TOWARD UNDERSTANDING PORE FORMATION AND MOBILITY DURING
CONTROLLED DIRECTIONAL SOLIDIFICATION IN A MICROGRAVITY ENVIRONMENT (PFMI)
Research Area: Materials Science
Expedition(s): 5, 7, 8, 13
Principal Investigator(s): ● Richard N. Grugel, PhD, Marshall Space Flight Center,
Huntsville, Alabama
RESEARCH OBJECTIVES
Using a transparent model material, this experiment studies the fundamental phenomena
responsible for the formation of certain classes of defects in metal castings. Investigators
examine the physical principles that control the occurrence of defects in manufacturing on
Earth in order to develop methods to reduce flaws, defects, or wasted material.
EARTH BENEFITS
On Earth, materials that contain pores created and trapped during solidification degrade
properties and cause a distinct weakening in the overall structure of the cast product. Examples
of these materials include semiconductors and aircraft turbine blades.
SPACE BENEFITS
PFMI provides insight on how materials solidify in the space environment. Once this process is
understood and improvements are made, future manufacturing processes can take place in the
microgravity environment providing robust products.
RESULTS
Observed bubble migration up through the liquid column indicates that thermocapillary forces
do play a role in bubble removal during solidification in microgravity, thereby providing a
potential mechanism for avoiding porosity in space processing. Direct comparison between the
ground-based thin (2-D) samples and the flight bulk (3-D) samples showed significant
differences in the interface texture. The flight samples achieved planar growth, an emergence
of dendrites (crystallizes in the shape of a tree or branch), in less time than ground-based
samples. When comparing the planar interface recoil, the flight sample was steeper than the
ground-based sample. Additionally, the dendrite spacing in the flight bulk samples were closer
together than the ground-based thin samples.

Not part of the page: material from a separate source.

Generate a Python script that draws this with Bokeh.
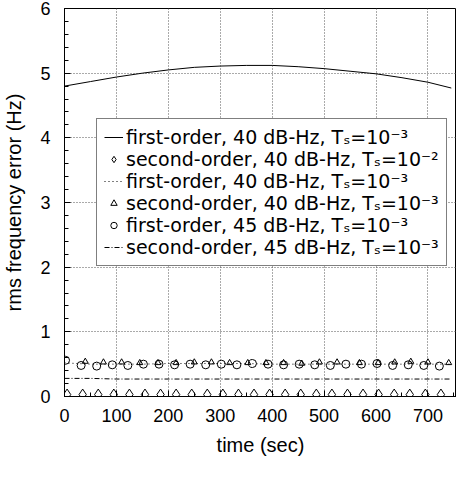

The use of 2-D (thin) samples in one-g for
comparison with theoretical models is not adequate, therefore solidification of bulk samples in
a microgravity environment and in the lab setting is necessary for a suitable comparison. The
bulk solidification samples, which were filled with succinonitrile (SCN), were melted and re-
solidified to observe the bubbles that formed. During controlled re-solidification, aligned tubes
of gas were seen to be growing perpendicular to the planar solid/liquid interface, inferring that
the nitrogen previously dissolved into the liquid SCN was now coming out at the solid/liquid
interface and forming the little-studied liquid=solid+gas type reaction. Researchers expects that
the results will be directly applicable to understanding solidification for materials processing by
providing insights into fundamental behavior of bubbles.